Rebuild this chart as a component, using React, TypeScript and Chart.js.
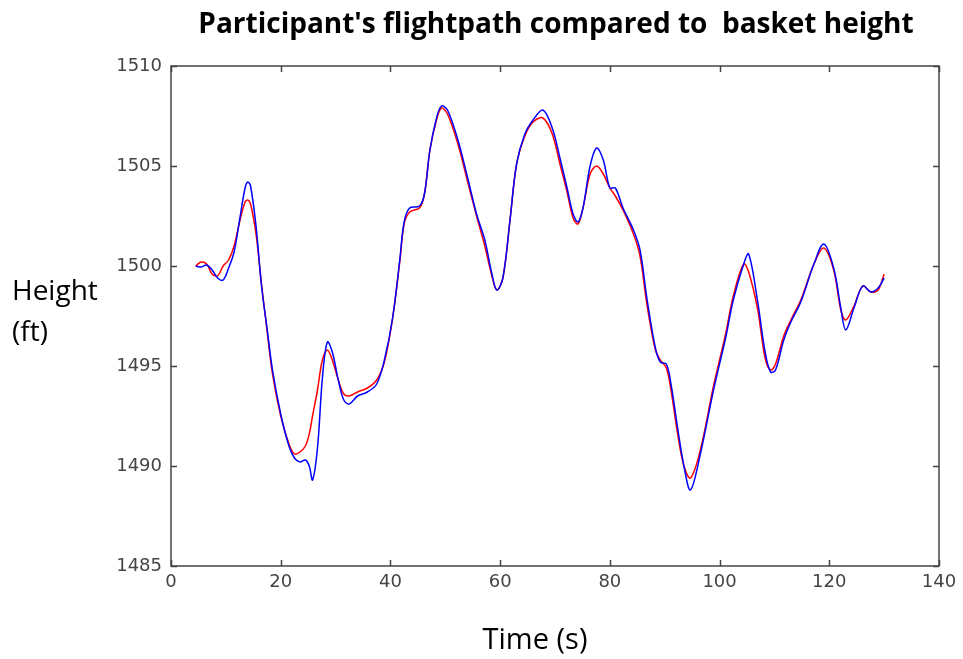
import React, { useEffect, useRef } from "react";
import { Chart, registerables } from "chart.js";

Chart.register(...registerables);

const timeS = [4.5, 5.5, 6.5, 7.5, 8.5, 9.5, 10.5, 11.5, 12.5, 13.5, 14.0, 14.5, 15.5, 16.5, 17.5, 18.5, 20, 21.5, 22.5, 23.5, 24.5, 25.2, 25.8, 26.7, 27.6, 28.5, 29.4, 30.5, 31.5, 32.5, 34, 35.8, 37.5, 38.9, 40.4, 41.7, 42.5, 43.5, 45.3, 46.2, 47.2, 48.4, 49.3, 50.4, 52.3, 53.9, 55.7, 57.2, 58.5, 59.4, 60.5, 61.8, 63, 64.5, 66, 67.8, 69.5, 70.9, 72.2, 73.3, 74.2, 75.1, 76.4, 77.6, 78.8, 80, 81, 82.4, 84.3, 85.5, 86.8, 88.3, 89.2, 90.3, 91.2, 92.3, 93.5, 94.7, 96.5, 98.9, 101.1, 102.5, 104.4, 105.3, 106.9, 108.3, 109.3, 110.2, 111.7, 113, 114.8, 117.2, 119, 120.8, 122.1, 123, 124.5, 126.1, 127.6, 128.9, 130];

const participantHeight = [1500.0, 1499.95, 1500.05, 1499.8, 1499.4, 1499.3, 1499.9, 1500.7, 1502.3, 1503.9, 1504.2, 1504.0, 1502.0, 1499.0, 1496.9, 1494.8, 1492.6, 1491.0, 1490.4, 1490.2, 1490.3, 1490.0, 1489.3, 1490.9, 1494.4, 1496.2, 1495.7, 1494.3, 1493.3, 1493.1, 1493.5, 1493.7, 1494.1, 1495.3, 1497.4, 1500.3, 1502.2, 1502.9, 1503.0, 1503.6, 1505.8, 1507.4, 1508.0, 1507.8, 1506.3, 1504.6, 1502.6, 1501.3, 1499.6, 1498.8, 1499.4, 1502.3, 1505.1, 1506.6, 1507.3, 1507.8, 1506.9, 1505.4, 1503.9, 1502.6, 1502.2, 1502.9, 1505.0, 1505.9, 1505.3, 1503.9, 1503.9, 1502.9, 1501.8, 1500.8, 1498.3, 1495.9, 1495.2, 1495.1, 1494.0, 1492.0, 1490.0, 1488.8, 1490.6, 1493.8, 1496.4, 1498.3, 1500.1, 1500.6, 1498.3, 1495.7, 1494.7, 1494.8, 1496.3, 1497.2, 1498.2, 1500.1, 1501.1, 1499.9, 1497.9, 1496.8, 1497.9, 1499.0, 1498.7, 1498.9, 1499.4];

const basketHeight = [1500.0, 1500.2, 1500.1, 1499.6, 1499.5, 1500.0, 1500.3, 1501.0, 1502.2, 1503.2, 1503.3, 1503.1, 1501.6, 1499.1, 1496.8, 1494.6, 1492.5, 1491.1, 1490.6, 1490.7, 1491.0, 1491.6, 1492.5, 1493.8, 1495.3, 1495.8, 1495.3, 1494.3, 1493.6, 1493.5, 1493.7, 1493.9, 1494.3, 1495.2, 1497.4, 1500.2, 1502.1, 1502.7, 1502.9, 1503.6, 1505.8, 1507.3, 1507.9, 1507.6, 1506.1, 1504.4, 1502.5, 1501.0, 1499.5, 1498.8, 1499.4, 1502.3, 1505.1, 1506.5, 1507.2, 1507.4, 1506.6, 1505.1, 1503.7, 1502.4, 1502.1, 1502.9, 1504.6, 1505.0, 1504.6, 1503.9, 1503.5, 1502.8, 1501.6, 1500.5, 1498.0, 1495.8, 1495.3, 1494.9, 1493.7, 1491.7, 1490.0, 1489.4, 1490.8, 1494.0, 1496.6, 1498.5, 1500.1, 1499.7, 1497.9, 1495.4, 1494.8, 1495.1, 1496.5, 1497.3, 1498.3, 1500.1, 1500.9, 1499.8, 1497.8, 1497.3, 1498.0, 1499.0, 1498.7, 1498.8, 1499.6];

const xTicks = [0, 20, 40, 60, 80, 100, 120, 140];
const yTicks = [1485, 1490, 1495, 1500, 1505, 1510];

const titleText = "Participant's flightpath compared to  basket height";
const xTitle = "Time (s)";
const yTitleLines = ["Height", "(ft)"];

const framePlugin = {
  id: "framePlugin",
  afterDraw(chart: any) {
    const ctx = chart.ctx;
    const { left, right, top, bottom } = chart.chartArea;
    const xs = chart.scales.x;
    const ys = chart.scales.y;
    ctx.save();
    ctx.strokeStyle = "#444";
    ctx.lineWidth = 1.5;
    ctx.strokeRect(left, top, right - left, bottom - top);
    const tl = 6;
    ctx.beginPath();
    xTicks.forEach((v) => {
      const px = Math.round(xs.getPixelForValue(v)) + 0.5;
      ctx.moveTo(px, bottom);
      ctx.lineTo(px, bottom - tl);
      ctx.moveTo(px, top);
      ctx.lineTo(px, top + tl);
    });
    yTicks.forEach((v) => {
      const py = Math.round(ys.getPixelForValue(v)) + 0.5;
      ctx.moveTo(left, py);
      ctx.lineTo(left + tl, py);
      ctx.moveTo(right, py);
      ctx.lineTo(right - tl, py);
    });
    ctx.stroke();

    ctx.fillStyle = "#000";
    ctx.textAlign = "center";
    ctx.textBaseline = "middle";
    ctx.font = "bold 28px 'Open Sans', sans-serif";
    ctx.fillText(titleText, 556, 25);
    ctx.font = "29px 'Open Sans', sans-serif";
    ctx.fillText(xTitle, 535, 641);
    ctx.textAlign = "left";
    ctx.font = "28px 'Open Sans', sans-serif";
    ctx.fillText(yTitleLines[0], 12, 292);
    ctx.fillText(yTitleLines[1], 12, 333);
    ctx.restore();
  },
};

export default function App() {
  const ref = useRef<HTMLCanvasElement | null>(null);
  useEffect(() => {
    document.body.style.margin = "0";
    const canvas = ref.current!;
    const chart = new Chart(canvas, {
      type: "scatter",
      data: {
        datasets: [
          {
            label: "Participant",
            data: timeS.map((t, i) => ({ x: t, y: participantHeight[i] })),
            showLine: true,
            borderColor: "#0000ff",
            borderWidth: 1.5,
            pointRadius: 0,
            tension: 0.35,
          },
          {
            label: "Basket",
            data: timeS.map((t, i) => ({ x: t, y: basketHeight[i] })),
            showLine: true,
            borderColor: "#ff0000",
            borderWidth: 1.5,
            pointRadius: 0,
            tension: 0.35,
          },
        ],
      },
      options: {
        animation: false,
        responsive: false,
        maintainAspectRatio: false,
        layout: { padding: { top: 66, right: 24, left: 0, bottom: 0 } },
        plugins: {
          legend: { display: false },
          tooltip: { enabled: false },
          title: { display: false },
        },
        scales: {
          x: {
            type: "linear",
            min: 0,
            max: 140,
            afterBuildTicks: (s: any) => {
              s.ticks = xTicks.map((v) => ({ value: v }));
            },
            afterFit: (s: any) => {
              s.height = 659 - 566;
            },
            grid: { display: false, drawTicks: false },
            border: { display: false },
            ticks: {
              padding: 6,
              color: "#444",
              font: { size: 18, family: "'DejaVu Sans', sans-serif" },
              maxRotation: 0,
              callback: (v: any) => String(v),
            },
          },
          y: {
            type: "linear",
            min: 1485,
            max: 1510,
            afterBuildTicks: (s: any) => {
              s.ticks = yTicks.map((v) => ({ value: v }));
            },
            afterFit: (s: any) => {
              s.width = 171;
            },
            grid: { display: false, drawTicks: false },
            border: { display: false },
            ticks: {
              padding: 9,
              color: "#444",
              font: { size: 18, family: "'DejaVu Sans', sans-serif" },
              callback: (v: any) => String(v),
            },
          },
        },
      },
      plugins: [framePlugin],
    } as any);
    return () => chart.destroy();
  }, []);
  return (
    <div style={{ width: 963, height: 659, background: "#fff" }}>
      <canvas ref={ref} width={963} height={659} style={{ display: "block" }} />
    </div>
  );
}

----

Request - Look through the data and gather every line with the string "React" in it.

Exercise answer -
Rebuild this chart as a component, using React, TypeScript and Chart.js.
import React, { useEffect, useRef } from "react";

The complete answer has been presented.